US, EU reach equivalency deal on central clearing
OREANDA-NEWS. February 12, 2016. US and EU regulators have reached a long-sought equivalency agreement that will let companies use central clearing on both sides of the Atlantic to meet more stringent financial regulations set to take effect this year.
The US Commodity Futures Trading Commission (CFTC) and the European Commission's financial markets directorate announced the deal today after more than three years of discussions. The deal averts the risk that European companies would be unable to use US clearinghouses to meet EU clearing requirements that could apply to certain trades as soon as 21 February.

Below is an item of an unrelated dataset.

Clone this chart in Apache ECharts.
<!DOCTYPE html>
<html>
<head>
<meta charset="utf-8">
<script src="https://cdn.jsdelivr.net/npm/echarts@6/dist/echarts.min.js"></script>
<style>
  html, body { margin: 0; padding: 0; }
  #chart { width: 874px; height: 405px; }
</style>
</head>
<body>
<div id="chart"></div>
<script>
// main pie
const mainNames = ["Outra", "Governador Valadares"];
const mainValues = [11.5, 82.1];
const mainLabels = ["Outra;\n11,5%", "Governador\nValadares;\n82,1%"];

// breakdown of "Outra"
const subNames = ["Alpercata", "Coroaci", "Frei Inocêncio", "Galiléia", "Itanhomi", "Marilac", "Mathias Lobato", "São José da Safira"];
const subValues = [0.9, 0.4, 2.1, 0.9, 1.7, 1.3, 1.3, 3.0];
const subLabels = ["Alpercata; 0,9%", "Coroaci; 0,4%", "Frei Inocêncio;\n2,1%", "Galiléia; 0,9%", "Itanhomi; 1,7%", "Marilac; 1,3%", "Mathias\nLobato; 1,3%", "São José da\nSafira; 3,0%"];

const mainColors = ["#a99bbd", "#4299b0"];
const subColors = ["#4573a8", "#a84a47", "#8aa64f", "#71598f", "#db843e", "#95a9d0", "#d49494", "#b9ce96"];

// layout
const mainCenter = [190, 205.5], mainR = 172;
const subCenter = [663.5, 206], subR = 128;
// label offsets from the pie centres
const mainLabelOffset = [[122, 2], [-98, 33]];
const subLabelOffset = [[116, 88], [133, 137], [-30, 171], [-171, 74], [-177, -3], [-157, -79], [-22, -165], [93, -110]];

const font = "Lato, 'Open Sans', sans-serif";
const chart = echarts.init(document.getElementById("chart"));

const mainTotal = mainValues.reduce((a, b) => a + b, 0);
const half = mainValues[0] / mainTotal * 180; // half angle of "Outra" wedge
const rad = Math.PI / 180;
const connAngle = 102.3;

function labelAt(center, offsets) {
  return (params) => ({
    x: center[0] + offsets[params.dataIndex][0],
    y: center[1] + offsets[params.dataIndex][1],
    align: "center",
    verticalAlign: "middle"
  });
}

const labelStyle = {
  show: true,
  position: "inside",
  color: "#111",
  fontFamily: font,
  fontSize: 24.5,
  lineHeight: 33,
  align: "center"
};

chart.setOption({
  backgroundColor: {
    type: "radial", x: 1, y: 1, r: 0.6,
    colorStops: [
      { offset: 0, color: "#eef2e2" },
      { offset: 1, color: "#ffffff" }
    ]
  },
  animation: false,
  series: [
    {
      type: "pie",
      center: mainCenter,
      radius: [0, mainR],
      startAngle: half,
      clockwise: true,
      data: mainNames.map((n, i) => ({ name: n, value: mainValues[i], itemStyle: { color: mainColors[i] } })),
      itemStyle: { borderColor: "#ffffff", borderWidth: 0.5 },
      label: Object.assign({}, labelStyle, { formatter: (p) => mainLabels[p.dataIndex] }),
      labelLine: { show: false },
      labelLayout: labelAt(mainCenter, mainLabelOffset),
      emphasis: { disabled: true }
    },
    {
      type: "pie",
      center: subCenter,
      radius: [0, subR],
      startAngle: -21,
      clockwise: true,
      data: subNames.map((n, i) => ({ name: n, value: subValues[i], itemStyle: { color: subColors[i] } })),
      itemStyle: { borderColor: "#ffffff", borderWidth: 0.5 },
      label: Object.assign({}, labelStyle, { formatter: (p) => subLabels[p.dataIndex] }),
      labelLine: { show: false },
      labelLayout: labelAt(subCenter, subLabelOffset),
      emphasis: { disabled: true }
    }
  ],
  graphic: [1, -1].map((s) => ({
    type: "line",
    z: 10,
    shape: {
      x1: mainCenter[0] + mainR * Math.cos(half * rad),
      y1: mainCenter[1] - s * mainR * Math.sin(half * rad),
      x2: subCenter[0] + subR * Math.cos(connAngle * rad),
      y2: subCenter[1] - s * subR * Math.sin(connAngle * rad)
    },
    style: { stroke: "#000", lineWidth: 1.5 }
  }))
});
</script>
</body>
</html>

The deal "will ensure that our global derivatives markets remain robust, while keeping our financial system as stable and resilient as possible," CFTC chairman Timothy Massad said.

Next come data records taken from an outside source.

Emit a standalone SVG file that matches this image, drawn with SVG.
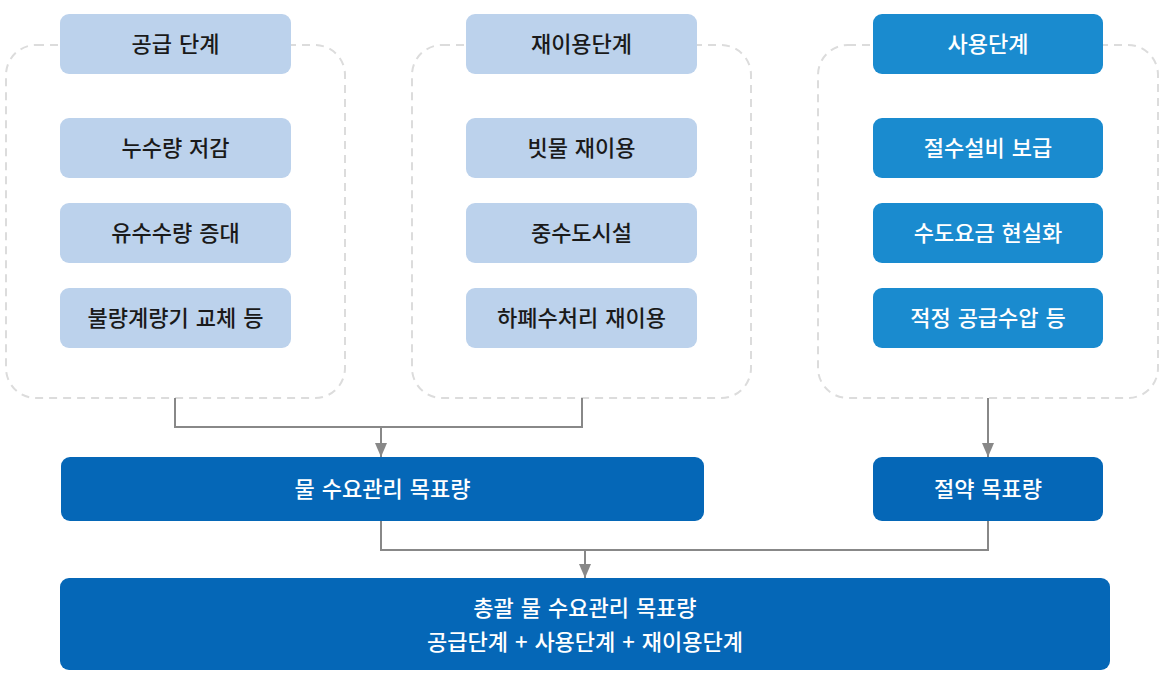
<svg xmlns="http://www.w3.org/2000/svg" width="1164" height="691" viewBox="0 0 1164 691">
<style>
.panel{fill:none;stroke:#dcdcdc;stroke-width:2;stroke-dasharray:8 6}
.light{fill:#bcd2ec}
.mid{fill:#1a8bcf}
.dark{fill:#0567b7}
text{font-family:"Noto Sans CJK KR","Noto Sans",sans-serif;font-size:22px;font-weight:500;text-anchor:middle;word-spacing:2px}
.tl{fill:#1a1a1a}
.tw{fill:#ffffff}
.conn{fill:none;stroke:#888888;stroke-width:2}
</style>
<defs>
<marker id="arr" viewBox="0 0 14 12" refX="14" refY="6" markerWidth="14" markerHeight="12" markerUnits="userSpaceOnUse" orient="auto">
<path d="M0,0 L14,6 L0,12 Z" fill="#888888"/>
</marker>
</defs>
<rect width="1164" height="691" fill="#ffffff"/>
<g id="panels">
<rect class="panel" x="6" y="45" width="339" height="353" rx="30"/>
<rect class="panel" x="412" y="45" width="339" height="353" rx="30"/>
<rect class="panel" x="818" y="45" width="340" height="353" rx="30"/>
</g>
<g id="connectors">
<path class="conn" d="M175,398 V427 H582 V398"/>
<path class="conn" d="M381,427 V457" marker-end="url(#arr)"/>
<path class="conn" d="M988,398 V457" marker-end="url(#arr)"/>
<path class="conn" d="M381,521 V550 H988 V521"/>
<path class="conn" d="M585,550 V578" marker-end="url(#arr)"/>
</g>
<g id="supply-header"><rect class="light" x="60" y="14" width="231" height="60" rx="9"/><text class="tl" x="175.5" y="52">공급 단계</text></g>
<g id="supply-1"><rect class="light" x="60" y="118" width="231" height="60" rx="9"/><text class="tl" x="175.5" y="156">누수량 저감</text></g>
<g id="supply-2"><rect class="light" x="60" y="203" width="231" height="60" rx="9"/><text class="tl" x="175.5" y="241">유수수량 증대</text></g>
<g id="supply-3"><rect class="light" x="60" y="288" width="231" height="60" rx="9"/><text class="tl" x="175.5" y="326">불량계량기 교체 등</text></g>
<g id="reuse-header"><rect class="light" x="466" y="14" width="231" height="60" rx="9"/><text class="tl" x="581.5" y="52">재이용단계</text></g>
<g id="reuse-1"><rect class="light" x="466" y="118" width="231" height="60" rx="9"/><text class="tl" x="581.5" y="156">빗물 재이용</text></g>
<g id="reuse-2"><rect class="light" x="466" y="203" width="231" height="60" rx="9"/><text class="tl" x="581.5" y="241">중수도시설</text></g>
<g id="reuse-3"><rect class="light" x="466" y="288" width="231" height="60" rx="9"/><text class="tl" x="581.5" y="326">하폐수처리 재이용</text></g>
<g id="use-header"><rect class="mid" x="873" y="14" width="230" height="60" rx="9"/><text class="tw" x="988" y="52">사용단계</text></g>
<g id="use-1"><rect class="mid" x="873" y="118" width="230" height="60" rx="9"/><text class="tw" x="988" y="156">절수설비 보급</text></g>
<g id="use-2"><rect class="mid" x="873" y="203" width="230" height="60" rx="9"/><text class="tw" x="988" y="241">수도요금 현실화</text></g>
<g id="use-3"><rect class="mid" x="873" y="288" width="230" height="60" rx="9"/><text class="tw" x="988" y="326">적정 공급수압 등</text></g>
<g id="demand-target"><rect class="dark" x="61" y="457" width="643" height="64" rx="9"/><text class="tw" x="382.5" y="497">물 수요관리 목표량</text></g>
<g id="saving-target"><rect class="dark" x="873" y="457" width="230" height="64" rx="9"/><text class="tw" x="988" y="497">절약 목표량</text></g>
<g id="total-target"><rect class="dark" x="60" y="578" width="1050" height="92" rx="9"/><text class="tw" x="585" y="616">총괄 물 수요관리 목표량</text><text class="tw" x="585" y="650">공급단계 + 사용단계 + 재이용단계</text></g>
</svg>
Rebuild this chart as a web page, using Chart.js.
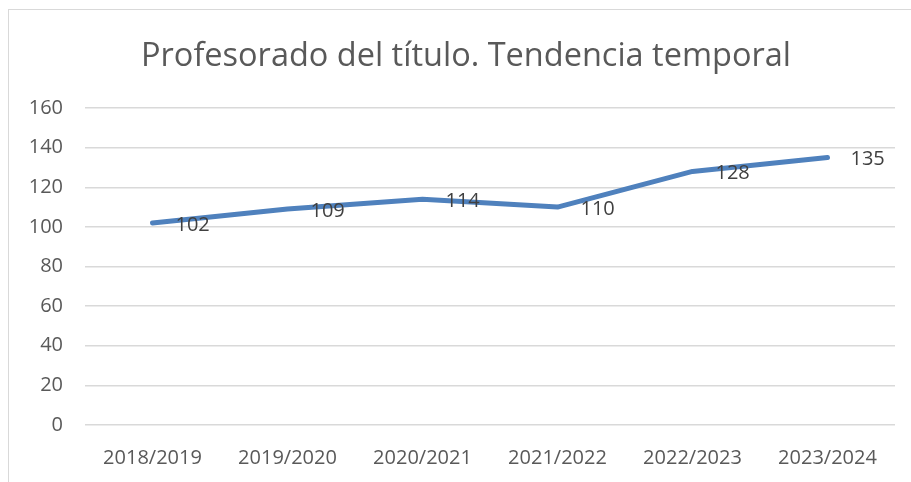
<!DOCTYPE html>
<html>
<head>
<meta charset="utf-8">
<script src="https://cdn.jsdelivr.net/npm/chart.js@4"></script>
<style>
    html, body { margin: 0; padding: 0; background: #fff; overflow: hidden; }
    #wrap { position: relative; width: 911px; height: 482px; }
    #frame { position: absolute; left: 8px; top: 9px; width: 1000px; height: 600px; border: 1px solid #d9d9d9; }
    canvas { position: absolute; left: 0; top: 0; }
</style>
</head>
<body>
<div id="wrap">
    <div id="frame"></div>
    <canvas id="trendChart" width="911" height="482"></canvas>
</div>
<script>
// ===== Profesorado del título: datos =====
const years = ['2018/2019', '2019/2020', '2020/2021', '2021/2022', '2022/2023', '2023/2024'];
const teachers = [102, 109, 114, 110, 128, 135];
const yTicks = [0, 20, 40, 60, 80, 100, 120, 140, 160];

const FONT = "'Open Sans', 'Liberation Sans', sans-serif";

// labels to the right of each point, like Excel's "right" position
const pointLabels = {
    id: 'pointLabels',
    afterLayout(chart) {
        // title is centred on the whole frame, not on the canvas minus padding
        if (chart.titleBlock) chart.titleBlock.left = 37;
    },
    afterDatasetsDraw(chart) {
        const ctx = chart.ctx;
        const meta = chart.getDatasetMeta(0);
        ctx.save();
        ctx.font = '20px ' + FONT;
        ctx.fillStyle = '#404040';
        ctx.textAlign = 'left';
        ctx.textBaseline = 'middle';
        meta.data.forEach((pt, i) => {
            ctx.fillText(String(teachers[i]), pt.x + 23, pt.y + 2);
        });
        ctx.restore();
    }
};

document.addEventListener('DOMContentLoaded', function() {
    const ctx = document.getElementById('trendChart');
    new Chart(ctx, {
        type: 'line',
        data: {
            labels: years,
            datasets: [{
                data: teachers,
                borderColor: '#4f81bd',
                borderWidth: 5,
                borderCapStyle: 'round',
                borderJoinStyle: 'round',
                pointRadius: 0,
                tension: 0,
                fill: false
            }]
        },
        options: {
            responsive: false,
            animation: false,
            devicePixelRatio: 1,
            layout: { padding: { left: 0, right: 16, top: 0, bottom: 0 } },
            plugins: {
                legend: { display: false },
                tooltip: { enabled: false },
                title: {
                    display: true,
                    text: 'Profesorado del título. Tendencia temporal',
                    color: '#595959',
                    font: { family: FONT, size: 32.5, weight: 'normal' },
                    padding: { top: 37, bottom: 32 }
                }
            },
            scales: {
                x: {
                    offset: true,
                    grid: { display: false, drawTicks: false },
                    border: { display: false },
                    ticks: { color: '#595959', font: { family: FONT, size: 20 }, padding: 21, maxRotation: 0 },
                    afterFit(scale) { scale.height = 57; }
                },
                y: {
                    min: 0,
                    max: 160,
                    afterBuildTicks(scale) { scale.ticks = yTicks.map(v => ({ value: v })); },
                    grid: { color: '#d9d9d9', lineWidth: 1.5, drawTicks: false },
                    border: { display: false },
                    ticks: { color: '#595959', font: { family: FONT, size: 20 }, padding: 22 },
                    afterFit(scale) { scale.width = 85; }
                }
            }
        },
        plugins: [pointLabels]
    });
});
</script>
</body>
</html>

The European Commission under the deal intends to propose a decision that will declare that the CFTC's central clearing requirements are equivalent to the EU's financial rules for clearinghouses. US clearinghouses seeking recognition in the EU will have to confirm they collect enough initial margin to account for a two-day liquidation period. This is more stringent than CFTC regulations requiring enough margin for a one-day liquidation period.

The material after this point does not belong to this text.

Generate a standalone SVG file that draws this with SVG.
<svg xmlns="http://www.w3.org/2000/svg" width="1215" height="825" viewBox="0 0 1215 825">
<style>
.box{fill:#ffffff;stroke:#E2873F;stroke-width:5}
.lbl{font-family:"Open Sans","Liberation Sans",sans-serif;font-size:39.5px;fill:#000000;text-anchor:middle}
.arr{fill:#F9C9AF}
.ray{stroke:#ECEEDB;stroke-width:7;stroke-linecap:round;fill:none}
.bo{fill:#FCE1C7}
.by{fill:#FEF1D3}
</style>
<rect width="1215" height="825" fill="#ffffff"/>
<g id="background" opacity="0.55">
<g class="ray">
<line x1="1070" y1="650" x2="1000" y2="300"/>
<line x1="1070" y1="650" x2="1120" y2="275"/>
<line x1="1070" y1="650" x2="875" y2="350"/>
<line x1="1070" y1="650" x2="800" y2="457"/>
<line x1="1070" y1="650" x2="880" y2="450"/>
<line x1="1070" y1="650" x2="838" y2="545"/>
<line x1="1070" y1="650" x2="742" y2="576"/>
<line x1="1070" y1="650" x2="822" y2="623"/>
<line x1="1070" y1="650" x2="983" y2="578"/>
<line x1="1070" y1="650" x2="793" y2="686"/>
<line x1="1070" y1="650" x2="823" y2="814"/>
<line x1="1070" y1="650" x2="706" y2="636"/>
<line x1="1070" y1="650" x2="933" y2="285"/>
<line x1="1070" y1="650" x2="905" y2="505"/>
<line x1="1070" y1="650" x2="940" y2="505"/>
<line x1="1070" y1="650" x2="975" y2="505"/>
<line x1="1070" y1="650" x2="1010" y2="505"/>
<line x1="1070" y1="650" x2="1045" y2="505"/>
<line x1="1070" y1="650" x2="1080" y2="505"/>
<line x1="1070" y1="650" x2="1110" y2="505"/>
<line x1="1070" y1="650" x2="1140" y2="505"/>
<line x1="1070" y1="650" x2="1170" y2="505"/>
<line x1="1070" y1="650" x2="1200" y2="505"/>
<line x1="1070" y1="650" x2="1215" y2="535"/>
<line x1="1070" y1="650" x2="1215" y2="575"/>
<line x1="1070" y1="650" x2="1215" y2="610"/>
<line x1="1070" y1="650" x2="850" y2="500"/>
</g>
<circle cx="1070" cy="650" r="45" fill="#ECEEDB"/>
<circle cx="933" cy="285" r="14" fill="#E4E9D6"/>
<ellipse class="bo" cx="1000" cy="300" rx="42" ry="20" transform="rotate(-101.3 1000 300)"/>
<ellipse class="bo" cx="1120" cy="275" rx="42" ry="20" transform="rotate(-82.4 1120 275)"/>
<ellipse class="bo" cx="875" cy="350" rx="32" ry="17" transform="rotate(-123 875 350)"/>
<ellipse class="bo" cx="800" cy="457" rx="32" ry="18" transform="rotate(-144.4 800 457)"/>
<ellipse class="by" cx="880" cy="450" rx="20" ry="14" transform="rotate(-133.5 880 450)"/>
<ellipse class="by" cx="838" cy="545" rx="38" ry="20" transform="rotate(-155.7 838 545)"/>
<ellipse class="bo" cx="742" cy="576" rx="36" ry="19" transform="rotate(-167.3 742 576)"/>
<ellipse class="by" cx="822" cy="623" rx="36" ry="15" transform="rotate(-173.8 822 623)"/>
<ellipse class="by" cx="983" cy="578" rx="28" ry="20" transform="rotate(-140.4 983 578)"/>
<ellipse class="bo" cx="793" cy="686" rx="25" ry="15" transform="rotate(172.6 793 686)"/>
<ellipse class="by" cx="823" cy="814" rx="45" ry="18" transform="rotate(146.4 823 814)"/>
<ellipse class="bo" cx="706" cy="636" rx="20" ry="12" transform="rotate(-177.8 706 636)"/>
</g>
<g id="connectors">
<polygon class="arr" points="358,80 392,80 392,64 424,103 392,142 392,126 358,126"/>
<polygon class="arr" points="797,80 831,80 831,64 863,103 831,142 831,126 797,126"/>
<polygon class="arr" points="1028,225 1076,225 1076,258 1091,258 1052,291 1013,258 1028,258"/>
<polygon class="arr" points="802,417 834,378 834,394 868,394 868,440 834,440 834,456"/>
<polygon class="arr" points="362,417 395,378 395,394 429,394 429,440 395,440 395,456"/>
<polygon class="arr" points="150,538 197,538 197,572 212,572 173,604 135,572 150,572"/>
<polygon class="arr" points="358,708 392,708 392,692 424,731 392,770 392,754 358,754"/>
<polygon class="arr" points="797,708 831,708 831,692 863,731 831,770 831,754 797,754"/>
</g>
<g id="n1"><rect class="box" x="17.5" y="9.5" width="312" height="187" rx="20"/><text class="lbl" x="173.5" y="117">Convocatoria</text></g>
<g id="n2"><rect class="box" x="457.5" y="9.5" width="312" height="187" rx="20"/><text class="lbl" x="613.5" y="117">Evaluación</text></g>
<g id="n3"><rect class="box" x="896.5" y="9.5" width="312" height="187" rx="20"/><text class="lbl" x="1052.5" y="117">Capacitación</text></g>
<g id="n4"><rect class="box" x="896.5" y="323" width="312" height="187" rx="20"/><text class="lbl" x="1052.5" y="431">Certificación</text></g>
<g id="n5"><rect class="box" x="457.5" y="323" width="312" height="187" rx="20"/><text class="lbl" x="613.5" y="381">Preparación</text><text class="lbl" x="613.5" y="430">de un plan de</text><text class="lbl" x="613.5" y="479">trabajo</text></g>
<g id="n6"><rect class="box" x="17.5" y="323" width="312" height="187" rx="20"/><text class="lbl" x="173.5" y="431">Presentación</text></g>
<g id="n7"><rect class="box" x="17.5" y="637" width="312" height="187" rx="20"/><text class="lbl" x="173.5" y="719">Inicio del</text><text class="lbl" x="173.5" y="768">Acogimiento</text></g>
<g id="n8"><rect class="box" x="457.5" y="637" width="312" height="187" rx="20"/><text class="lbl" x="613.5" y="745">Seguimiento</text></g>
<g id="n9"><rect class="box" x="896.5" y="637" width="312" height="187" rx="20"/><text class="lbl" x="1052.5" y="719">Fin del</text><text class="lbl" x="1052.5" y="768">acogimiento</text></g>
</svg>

The CFTC at the same time plans to propose that most of EU's requirements are comparable to its clearing regulations. This would allow central clearinghouses already registered in the EU to meet the CFTC's requirements for clearing. The deal is a "significant milestone" in harmonizing regulations and ensuring global markets remain robust, CFTC chairman Timothy Massad said today.
EU financial services commissioner Jonathan Hill called the agreement an "important step forward for global regulatory convergence" that would provide certainty for the marketplace. The agreement does not have set schedule but commits the financial regulators to act as soon as practicable.
The CFTC and European Commission's financial markets directorate said they would work to apply their regulations consistently across clearinghouses registered in the US and the EU. The regulators said they would monitor the potential for "regulatory arbitrate" to prevent companies shifting clearing locations to avoid tougher regulations.
The agreement ends a "regulatory stalemate that should have never come about in the first place," CFTC member Christopher Giancarlo said today. He blamed the dispute an a previous CFTC administration that acted "unilaterally to impose US trading requirements on participants in overseas markets," which he said was rightly viewed by EU regulators as a "massive regulatory overreach."